Ashley Kannan eNotes educator| Certified Educator

There is a strong interrelationship between the three disciplines.  This connection can be expressed in many ways.  One such connection is that politics helps to give the structure of the advancement in the other two realms.  Social orders have grown and matured with developments in both business and scientific growth.  Given the ways both have tendencies to change society, politics helps to give structure which can best maximize this growth for all of its citizens.  On a more intellectual level, all three disciplines can be considered to be governed by specific laws and principles.  Understanding and applying these ideas are of critical importance to those who seek to better comprehend the implications of each branch.

readerofbooks eNotes educator| Certified Educator

What a great question.

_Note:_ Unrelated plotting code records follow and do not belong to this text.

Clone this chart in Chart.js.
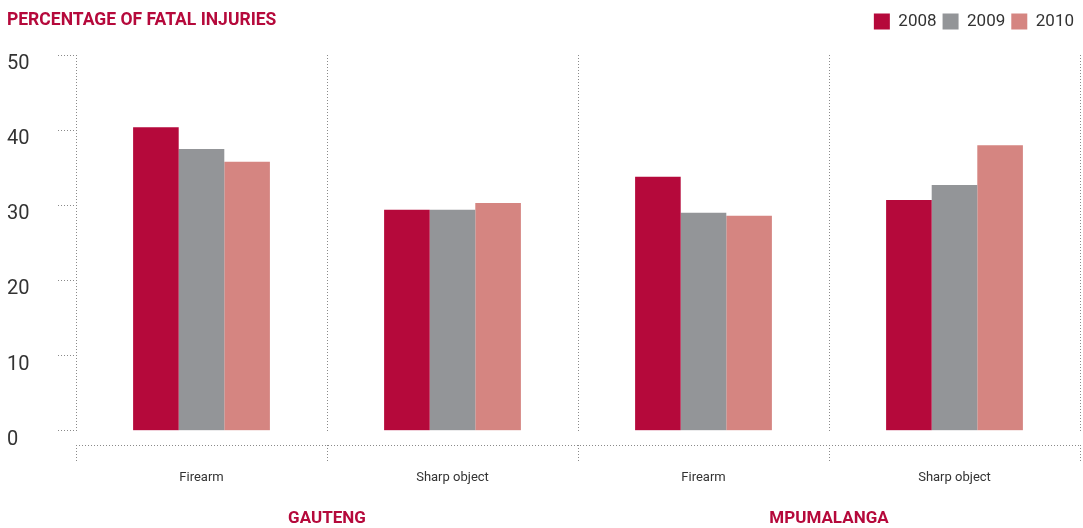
<!DOCTYPE html>
<html>
<head>
<meta charset="utf-8">
<script src="https://cdn.jsdelivr.net/npm/chart.js@4.4.1/dist/chart.umd.min.js"></script>
<style>
  html, body { margin: 0; padding: 0; background: #fff; }
  #wrap { position: relative; width: 1083px; height: 528px; }
  #title {
    position: absolute; left: 7px; top: 9px;
    font-family: Roboto, sans-serif;
    font-weight: bold; font-size: 17.5px; color: #b5093b;
  }
</style>
</head>
<body>
<div id="wrap">
  <div id="title">PERCENTAGE OF FATAL INJURIES</div>
  <canvas id="Graph" width="1083" height="528"></canvas>
</div>
<script>
const categories = ["Firearm", "Sharp object", "Firearm", "Sharp object"];
const regions = ["GAUTENG", "MPUMALANGA"];
const years = ["2008", "2009", "2010"];

const values2008 = [40.4, 29.4, 33.8, 30.7];
const values2009 = [37.5, 29.4, 29.0, 32.7];
const values2010 = [35.8, 30.3, 28.6, 38.0];

const crimson = "#b5093b";
const grey = "#939598";
const pink = "#d58581";
const dotColor = "#8a8a8a";
const fontFamily = "Roboto, sans-serif";

// dotted bracket under the plot (line + tick at each category boundary)
const bracketPlugin = {
    id: "bracket",
    afterDraw(chart) {
        const x = chart.scales.x;
        const ctx = chart.ctx;
        const y0 = Math.round(chart.chartArea.bottom) + 14;
        const step = (x.right - x.left) / categories.length;
        ctx.save();
        ctx.strokeStyle = dotColor;
        ctx.lineWidth = 1;
        ctx.setLineDash([1, 2]);
        ctx.beginPath();
        ctx.moveTo(x.left, y0 + 0.5);
        ctx.lineTo(x.right, y0 + 0.5);
        for (let i = 0; i <= categories.length; i++) {
            const px = Math.round(x.left + i * step) + 0.5;
            ctx.moveTo(px, y0);
            ctx.lineTo(px, y0 + 18);
        }
        ctx.stroke();
        ctx.restore();
    }
};

// make the legend row taller so the plot starts lower, items stay at the top
const legendSpacer = {
    id: "legendSpacer",
    beforeInit(chart) {
        const fit = chart.legend.fit;
        chart.legend.fit = function () {
            fit.call(this);
            this.height = Math.max(this.height, 48);
        };
    }
};

new Chart("Graph", {
    type: "bar",
    data: {
        labels: categories,
        datasets: [
            { label: years[0], data: values2008, backgroundColor: crimson },
            { label: years[1], data: values2009, backgroundColor: grey },
            { label: years[2], data: values2010, backgroundColor: pink }
        ]
    },
    options: {
        responsive: false,
        animation: false,
        barPercentage: 1,
        categoryPercentage: 0.545,
        layout: { padding: { left: 7, right: 3, top: 7, bottom: 0 } },
        plugins: {
            title: { display: false },
            tooltip: { enabled: false },
            legend: {
                display: true,
                position: "top",
                align: "end",
                labels: {
                    boxWidth: 16,
                    boxHeight: 16,
                    padding: 6,
                    color: "#333",
                    font: { family: fontFamily, size: 17 }
                }
            }
        },
        scales: {
            x: {
                offset: true,
                grid: {
                    display: true,
                    offset: true,
                    drawOnChartArea: true,
                    drawTicks: true,
                    tickLength: 35,
                    tickColor: "transparent",
                    color: dotColor
                },
                border: { display: false, dash: [1, 2] },
                ticks: {
                    color: "#333",
                    padding: 4,
                    font: { family: fontFamily, size: 13 }
                }
            },
            x2: {
                type: "category",
                labels: regions,
                position: "bottom",
                offset: true,
                grid: {
                    display: true,
                    drawOnChartArea: false,
                    drawTicks: true,
                    tickLength: 20,
                    color: "transparent",
                    tickColor: "transparent"
                },
                border: { display: false },
                ticks: {
                    color: crimson,
                    padding: 0,
                    font: { family: fontFamily, size: 17, weight: "bold", lineHeight: 1.1 }
                }
            },
            y: {
                min: 0,
                max: 50,
                afterFit(scale) {
                    scale.width = 69;
                },
                ticks: {
                    stepSize: 10,
                    color: "#333",
                    padding: 8,
                    crossAlign: "far",
                    labelOffset: 9,
                    font: { family: fontFamily, size: 20 }
                },
                grid: {
                    display: true,
                    drawOnChartArea: false,
                    drawTicks: true,
                    tickLength: 18,
                    tickColor: dotColor,
                    tickBorderDash: [1, 2]
                },
                border: { display: false }
            }
        }
    },
    plugins: [bracketPlugin, legendSpacer]
});
</script>
</body>
</html>
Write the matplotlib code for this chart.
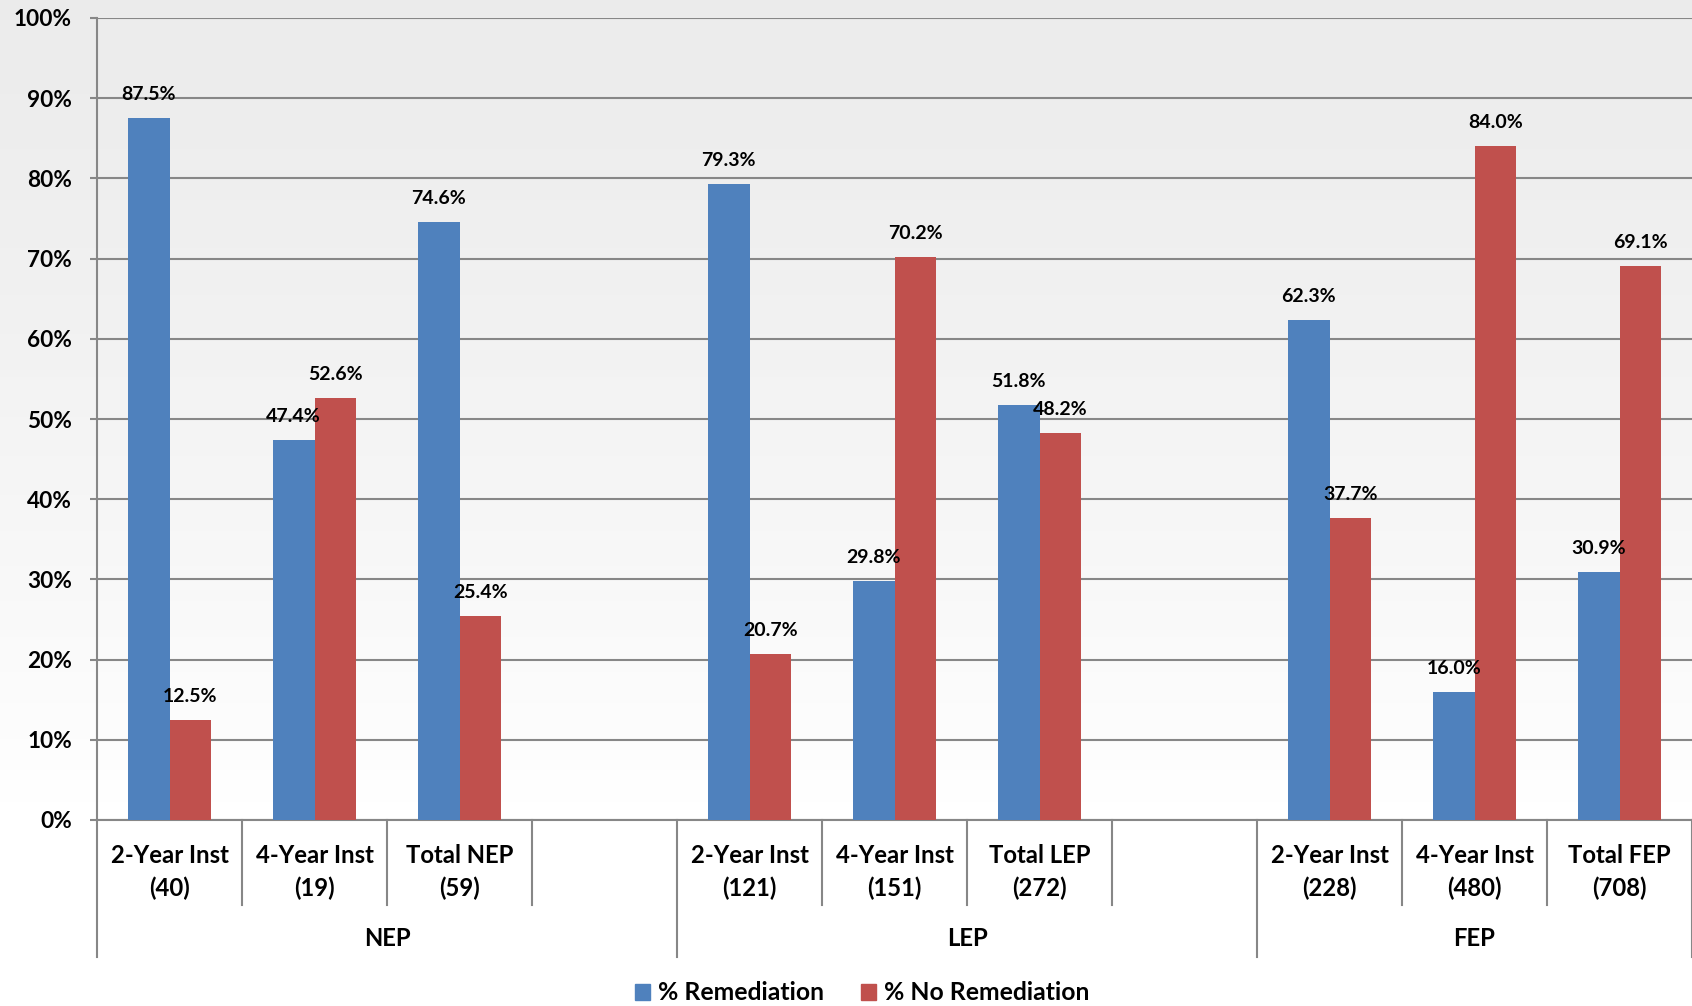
import numpy as np
import matplotlib
matplotlib.use("Agg")
import matplotlib.pyplot as plt
from matplotlib.patches import Patch
import matplotlib.transforms as mtransforms

plt.rcParams['font.family'] = ['Lato', 'DejaVu Sans']
plt.rcParams['font.weight'] = 'bold'

# ---- data ----
groups = ["NEP", "LEP", "FEP"]
categories = [
    ["2-Year Inst\n(40)", "4-Year Inst\n(19)", "Total NEP\n(59)"],
    ["2-Year Inst\n(121)", "4-Year Inst\n(151)", "Total LEP\n(272)"],
    ["2-Year Inst\n(228)", "4-Year Inst\n(480)", "Total FEP\n(708)"],
]
remediation = [87.5, 47.4, 74.6, 79.3, 29.8, 51.8, 62.3, 16.0, 30.9]
no_remediation = [12.5, 52.6, 25.4, 20.7, 70.2, 48.2, 37.7, 84.0, 69.1]
series_names = ["% Remediation", "% No Remediation"]
yticks = [0, 10, 20, 30, 40, 50, 60, 70, 80, 90, 100]

blue = "#4F81BD"
red = "#C0504D"
grid_c = "#878787"

W, H = 1692, 1006
fig = plt.figure(figsize=(W / 100, H / 100), dpi=100)

# background gradient
bg = fig.add_axes([0, 0, 1, 1], zorder=-10)
grad = np.linspace(0, 1, 256)
col = np.clip(0.925 + 0.075 * (grad / 0.8) ** 1.3, 0, 1)
img = np.repeat(col[:, None], 2, axis=1)
img = np.dstack([img, img, img])
bg.imshow(img, aspect='auto', extent=[0, 1, 0, 1], origin='upper')
bg.axis('off')

ax = fig.add_axes([97 / W, (H - 820) / H, 1 - 97 / W, 802 / H])
ax.patch.set_alpha(0)

# positions (slots with a gap between groups)
xs = []
labels = []
for g, cats in enumerate(categories):
    for j, c in enumerate(cats):
        xs.append(g * 4 + j)
        labels.append(c)
xs = np.array(xs, dtype=float)

bw = 0.287
b1 = ax.bar(xs - bw / 2, remediation, bw, color=blue, zorder=3, label=series_names[0])
b2 = ax.bar(xs + bw / 2, no_remediation, bw, color=red, zorder=3, label=series_names[1])

for bars, vals in ((b1, remediation), (b2, no_remediation)):
    for rect, v in zip(bars, vals):
        ax.annotate(f"{v:.1f}%", (rect.get_x() + rect.get_width() / 2, v),
                    xytext=(0, 13), textcoords='offset points',
                    ha='center', va='baseline', fontsize=14, fontweight='bold',
                    color='black', zorder=5)

ax.set_xlim(-0.5, 10.5)
ax.set_ylim(0, 100)
ax.set_yticks(yticks)
ax.set_yticklabels([f"{t}%" for t in yticks], fontsize=16.3, fontweight='bold')
ax.tick_params(axis='y', length=5, width=1.5, color=grid_c, pad=13)
ax.set_xticks([])
ax.grid(axis='y', color=grid_c, linewidth=1.5, zorder=0)
for s in ['top', 'right']:
    ax.spines[s].set_visible(False)
ax.spines['left'].set_color(grid_c)
ax.spines['left'].set_linewidth(1.5)
ax.spines['bottom'].set_color(grid_c)
ax.spines['bottom'].set_linewidth(1.5)

trans = mtransforms.blended_transform_factory(ax.transData, ax.transAxes)
ax_h = 802.0
def yf(py):
    return (820 - py) / ax_h

# category divider lines and labels
n_slots = len(groups) * 4 - 1
for k in range(n_slots + 1):
    xb = k - 0.5
    is_group = (k % 4 == 0) or (k == n_slots)
    y_end = yf(957) if is_group else yf(905)
    ax.plot([xb, xb], [0, y_end], transform=trans, color=grid_c, lw=1.5,
            clip_on=False, zorder=2)

for x, lab in zip(xs, labels):
    ax.text(x, yf(872), lab, transform=trans, ha='center', va='center',
            fontsize=17.2, fontweight='bold', linespacing=1.5)

for g, name in enumerate(groups):
    start = g * 4 - 0.5
    end = g * 4 + 3.5 if g < len(groups) - 1 else n_slots - 0.5
    ax.text((start + end) / 2, yf(939), name, transform=trans, ha='center',
            va='center', fontsize=17.2, fontweight='bold')

handles = [Patch(color=blue), Patch(color=red)]
fig.legend(handles, series_names, loc='center', bbox_to_anchor=(862 / W, 13 / H),
           ncol=2, frameon=False, handlelength=0.62,
           handleheight=0.62, handletextpad=0.3, columnspacing=1.5,
           prop={'weight': 'bold', 'size': 17.8})

fig.savefig("out.png", dpi=100)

I think these are all related, because they are all tied to power and money. Let's start with science. What projects are most likely to receive funding? Probably those that will produce a lot of money or power. Let's face it, who will give a ton of money for something that will not produce money? Who has that much money to give? Well, the government. So, we see that science is heavily tied to politics. This is one of the points that the anthropologist Stanley Tambiah makes. Finally, commerce comes into play, because any lucrative scientific discovery must be sellable for further profits. In the end, money and power ties these all together.